Сумрачный Товит, не знавший, что его сопровождает ангел, — блеск тех крыл для нас теперь столь же безопасен, как этрусская теория молний, — в конце концов обратился в священнослужителя, вновь отдающего Господу четвертый день творения. Кролики, рыбы и соколы являются в этом священнодействии, чтобы исчезнуть жертвоприношением, когда о себе возвестит ангел. Не делая ни шагу навстречу, Гонгора держится в отдалении и как бы воплощает то, что можно без сомнительных преувеличений назвать этрусской стихией в нашей поэзии. При свете таинственной молнии он спрашивает:
Кто, дыханье затая,
видел то, что видел я?{114}
Нет, этого не видел никто: никто не выдержал столько света. Но что он видел? Всего лишь сельские менуэты горянок и гипнотические шествия козопасов? Досуги Полифема, следящего за ошибками дельфина, который пытается подражать косуле, или ночные охоты с призраком графа Ньеблы? Видел ли он — и мы вместе с ним — резкий выгиб ноздри, знак прирожденного сладострастия, эту мякоть губ в уменьшенной копии ничего не стесняющейся гордыни — все свое лицо, сжавшееся до острия, до когтя разъяренной рыси? Гонгора видел, как одна осень сменяла другую, а он губил свой труд, так и не завершая его, потому что «Поэмы уединения»{115} — скорее знак превосходства над официальным изгнанием, чем плод радости от того, что поэт — во всеоружии. Он видел, как его очаровательному и неизъяснимому другу, графу Вильямедьяне, приписывали сонеты с издевками над Кордовой[23]{116} и шутками по поводу темного кордованца, а на самого дона Луиса взваливали насмешки и эпиграммы, обращенные против графа, когда в того впилась арбалетная стрела{117}, — видел брошенную на потеху площадному сброду тайную и вечную ненависть поэтов в их борьбе с тошнотворными и маразматическими, свинячьими и растленными покровителями словесности.
Кто, дыханье затая,
видел то, что видел я?
Нет, этого не видел никто, а если и видел, то лишь гонгорианский и соподчиняющий свет, который отступал перед иным светом, твердея, застывая и становясь тем, кого мы и сегодня видим в этрусском отдалении, — каменным змием, исполненным смертельного яда.
Барокко, воплощенное любопытство{118}Не признавая барокко скорей для забавы, чем из неприятия, XIX век понимал его крайне узко, имея в виду, как правило, перегруженную излишествами, витиеватую и формалистическую манеру, которой недостает ни глубинных подлинных соков, ни плодоносного орошения. Стоило произнести слово «барокко» — и за этим незамедлительно следовала вереница безапелляционного отрицания и уничижительных, убийственных намеков.
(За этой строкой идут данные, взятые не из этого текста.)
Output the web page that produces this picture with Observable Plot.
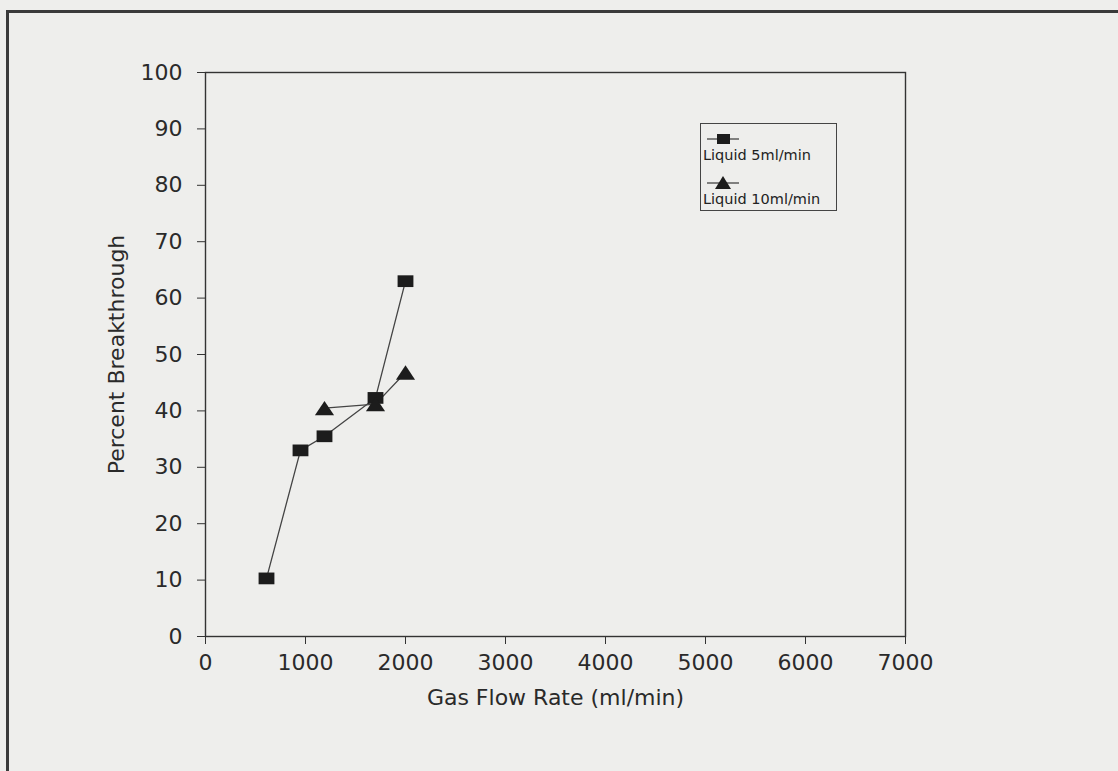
<!DOCTYPE html>
<html>
<head>
<meta charset="utf-8">
<script src="https://cdn.jsdelivr.net/npm/d3@7"></script>
<script src="https://cdn.jsdelivr.net/npm/@observablehq/plot@0.6"></script>
<style>
  html, body { margin: 0; padding: 0; background: #eeeeec; }
  #wrap { position: relative; width: 1118px; height: 771px; overflow: hidden; background: #eeeeec; }
  #page { position: absolute; left: 6px; top: 10px; width: 1200px; height: 900px;
          border-top: 3px solid #3a3a3a; border-left: 3px solid #3a3a3a; box-sizing: border-box; }
  #chart { position: absolute; left: 0; top: 0; }
  #legend { position: absolute; left: 700px; top: 123px; width: 137px; height: 88px;
            border: 1.3px solid #444; box-sizing: border-box; font-family: "DejaVu Sans", sans-serif;
            font-size: 14.5px; color: #222; white-space: nowrap; }
  #legend .row { position: absolute; left: 2px; }
  #legend svg { position: absolute; left: 4px; }
</style>
</head>
<body>
<div id="wrap">
  <div id="page"></div>
  <div id="chart"></div>
  <div id="legend"></div>
</div>
<script>
// Data
const seriesNames = ["Liquid 5ml/min", "Liquid 10ml/min"];
const gasFlow5 = [610, 950, 1190, 1700, 2000];
const breakthrough5 = [10.3, 33.0, 35.5, 42.3, 63.0];
const gasFlow10 = [1190, 1700, 2000];
const breakthrough10 = [40.5, 41.2, 46.8];
const xTicks = [0, 1000, 2000, 3000, 4000, 5000, 6000, 7000];
const yTicks = [0, 10, 20, 30, 40, 50, 60, 70, 80, 90, 100];

const rows5 = gasFlow5.map((x, i) => ({x, y: breakthrough5[i], s: seriesNames[0]}));
const rows10 = gasFlow10.map((x, i) => ({x, y: breakthrough10[i], s: seriesNames[1]}));

const rectSymbol = {
  draw(context, size) {
    const s = Math.sqrt(size);
    const w = s * 0.62, h = s * 0.46;
    context.rect(-w, -h, 2 * w, 2 * h);
  }
};
const triSymbol = {
  draw(context, size) {
    const s = Math.sqrt(size);
    const w = s * 0.6, h = s * 0.45;
    context.moveTo(0, -h);
    context.lineTo(w, h);
    context.lineTo(-w, h);
    context.closePath();
  }
};

const ink = "#2a2a2a";
const chart = Plot.plot({
  width: 1118,
  height: 771,
  marginLeft: 205,
  marginRight: 213,
  marginTop: 72,
  marginBottom: 135,
  style: { background: "transparent", fontFamily: "DejaVu Sans, sans-serif", color: ink },
  x: { domain: [0, 7000] },
  y: { domain: [0, 100] },
  marks: [
    Plot.frame({ stroke: "#333", strokeWidth: 1.4 }),
    Plot.axisY({ ticks: yTicks, tickSize: 8, tickPadding: 15, fontSize: 22, tickFormat: d => String(d),
                 label: "Percent Breakthrough", labelAnchor: "center", labelArrow: "none", labelOffset: 97,
                 stroke: "#333" }),
    Plot.axisX({ ticks: xTicks, tickSize: 8, tickPadding: 10, fontSize: 22, tickFormat: d => String(d),
                 label: "Gas Flow Rate (ml/min)", labelAnchor: "center", labelArrow: "none", labelOffset: 68,
                 stroke: "#333" }),
    Plot.line(rows5, { x: "x", y: "y", stroke: "#444", strokeWidth: 1.3 }),
    Plot.line(rows10, { x: "x", y: "y", stroke: "#444", strokeWidth: 1.3 }),
    Plot.dot(rows5, { x: "x", y: "y", symbol: rectSymbol, r: 7.2, fill: "#1c1c1c", stroke: "none" }),
    Plot.dot(rows10, { x: "x", y: "y", symbol: triSymbol, r: 9, fill: "#1c1c1c", stroke: "none" })
  ]
});
document.getElementById("chart").appendChild(chart);

// Legend
const lg = document.getElementById("legend");
const items = [
  { name: seriesNames[0], shape: "rect", top: 7, textTop: 23 },
  { name: seriesNames[1], shape: "tri", top: 51, textTop: 67 }
];
items.forEach(it => {
  const svg = d3.create("svg").attr("width", 36).attr("height", 16).style("top", it.top + "px");
  svg.append("line").attr("x1", 2).attr("x2", 34).attr("y1", 8).attr("y2", 8).attr("stroke", "#444").attr("stroke-width", 1.3);
  if (it.shape === "rect") svg.append("rect").attr("x", 12).attr("y", 3).attr("width", 13).attr("height", 10).attr("fill", "#1c1c1c");
  else svg.append("path").attr("d", "M18,1 L26,14 L10,14 Z").attr("fill", "#1c1c1c");
  lg.appendChild(svg.node());
  const d = document.createElement("div");
  d.className = "row";
  d.style.top = it.textTop + "px";
  d.textContent = it.name;
  lg.appendChild(d);
});
</script>
</body>
</html>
Однако за последние сто лет смысл слова постепенно менялся, и оно стало означать стиль, который на протяжении двух веков господствовал в искусстве, возникая в разных странах и в различные периоды как постоянный соблазн и неведомая угроза; расширилась и сфера его господства, охватывая теперь духовные упражнения сторонников Лойолы, живопись Рембрандта и Эль Греко, празднества Рубенса и аскетизм Филиппа де Шампеня{119}, фуги Баха, барокко холодное и барокко блистательное, математику Лейбница, этику Спинозы, вплоть до того, что один из литературных критиков, дойдя до предела обобщений, назвал сушу классичной, а море барочным. Здесь захватнические устремления барокко достигают уже вершин своеволия, и барочные испанские галеры бороздят моря, тоже окрашенные в барочный цвет.